— Start of Entries supplied —
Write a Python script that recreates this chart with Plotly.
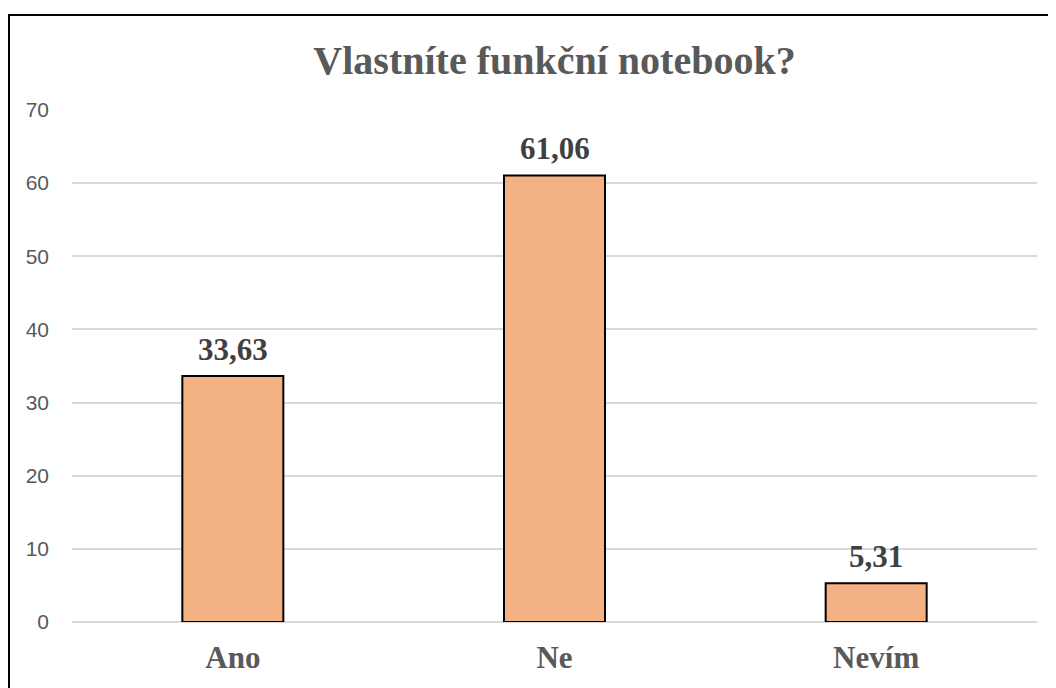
import plotly.graph_objects as go

categories = ["Ano", "Ne", "Nevím"]
values = [33.63, 61.06, 5.31]
y_ticks = [0, 10, 20, 30, 40, 50, 60, 70]

serif = "Liberation Serif"
labels = [f"{v:.2f}".replace(".", ",") for v in values]

fig = go.Figure()
fig.add_trace(go.Bar(
    x=categories,
    y=values,
    marker=dict(color="#F4B183", line=dict(color="#000000", width=2)),
    width=0.314,
))

# value labels above the bars
for c, v, t in zip(categories, values, labels):
    fig.add_annotation(
        x=c, y=v, text=t, showarrow=False,
        yanchor="bottom", yshift=7,
        font=dict(family=serif, size=31, color="#404040", weight="bold"),
    )

fig.update_layout(
    width=1056,
    height=688,
    margin=dict(l=64, r=27, t=102, b=74),
    paper_bgcolor="white",
    plot_bgcolor="white",
    showlegend=False,
    title=dict(
        text="Vlastníte funkční notebook?",
        font=dict(family=serif, size=40, color="#595959", weight="bold"),
        x=0.5, xref="paper", xanchor="center",
        y=1 - 52 / 688, yref="container", yanchor="middle",
    ),
    xaxis=dict(
        tickfont=dict(family=serif, size=31, color="#595959", weight="bold"),
        showgrid=False,
        showline=False,
        ticks="",
        ticklabelstandoff=14,
    ),
    yaxis=dict(
        range=[0, 70],
        tickvals=y_ticks,
        tickfont=dict(family="Liberation Sans", size=21, color="#595959"),
        gridcolor="#D9D9D9",
        gridwidth=1.5,
        zeroline=True,
        zerolinecolor="#D9D9D9",
        zerolinewidth=1.5,
        showline=False,
        ticks="",
        ticklabelstandoff=22,
    ),
    shapes=[dict(
        type="rect", xref="paper", yref="paper",
        x0=(1 - 64) / 965, x1=1.1, y0=-0.2, y1=1 + (102 - 7) / 512,
        line=dict(color="#000000", width=2),
        fillcolor="rgba(0,0,0,0)",
        layer="above",
    )],
)

fig.write_html("out.html")
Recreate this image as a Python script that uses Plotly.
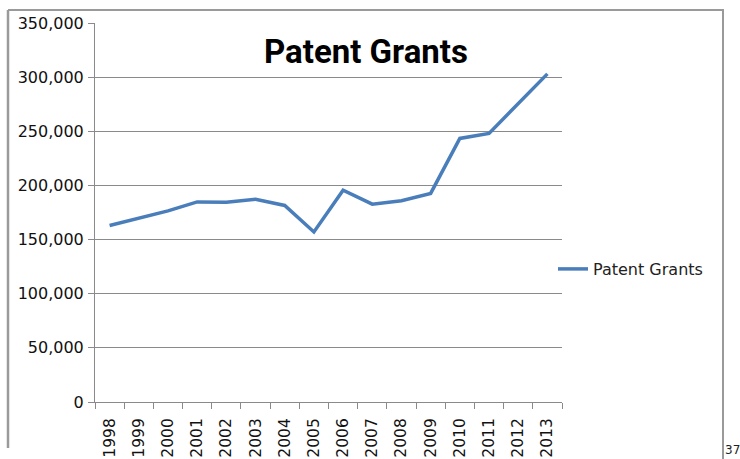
— End of Entries supplied —
### What to do:
Output each line exactly; omit every picture.

### The completed task:
Write a Python script that recreates this chart with Plotly.
import plotly.graph_objects as go

categories = ["Ano", "Ne", "Nevím"]
values = [33.63, 61.06, 5.31]
y_ticks = [0, 10, 20, 30, 40, 50, 60, 70]

serif = "Liberation Serif"
labels = [f"{v:.2f}".replace(".", ",") for v in values]

fig = go.Figure()
fig.add_trace(go.Bar(
    x=categories,
    y=values,
    marker=dict(color="#F4B183", line=dict(color="#000000", width=2)),
    width=0.314,
))

# value labels above the bars
for c, v, t in zip(categories, values, labels):
    fig.add_annotation(
        x=c, y=v, text=t, showarrow=False,
        yanchor="bottom", yshift=7,
        font=dict(family=serif, size=31, color="#404040", weight="bold"),
    )

fig.update_layout(
    width=1056,
    height=688,
    margin=dict(l=64, r=27, t=102, b=74),
    paper_bgcolor="white",
    plot_bgcolor="white",
    showlegend=False,
    title=dict(
        text="Vlastníte funkční notebook?",
        font=dict(family=serif, size=40, color="#595959", weight="bold"),
        x=0.5, xref="paper", xanchor="center",
        y=1 - 52 / 688, yref="container", yanchor="middle",
    ),
    xaxis=dict(
        tickfont=dict(family=serif, size=31, color="#595959", weight="bold"),
        showgrid=False,
        showline=False,
        ticks="",
        ticklabelstandoff=14,
    ),
    yaxis=dict(
        range=[0, 70],
        tickvals=y_ticks,
        tickfont=dict(family="Liberation Sans", size=21, color="#595959"),
        gridcolor="#D9D9D9",
        gridwidth=1.5,
        zeroline=True,
        zerolinecolor="#D9D9D9",
        zerolinewidth=1.5,
        showline=False,
        ticks="",
        ticklabelstandoff=22,
    ),
    shapes=[dict(
        type="rect", xref="paper", yref="paper",
        x0=(1 - 64) / 965, x1=1.1, y0=-0.2, y1=1 + (102 - 7) / 512,
        line=dict(color="#000000", width=2),
        fillcolor="rgba(0,0,0,0)",
        layer="above",
    )],
)

fig.write_html("out.html")
Recreate this image as a Python script that uses Plotly.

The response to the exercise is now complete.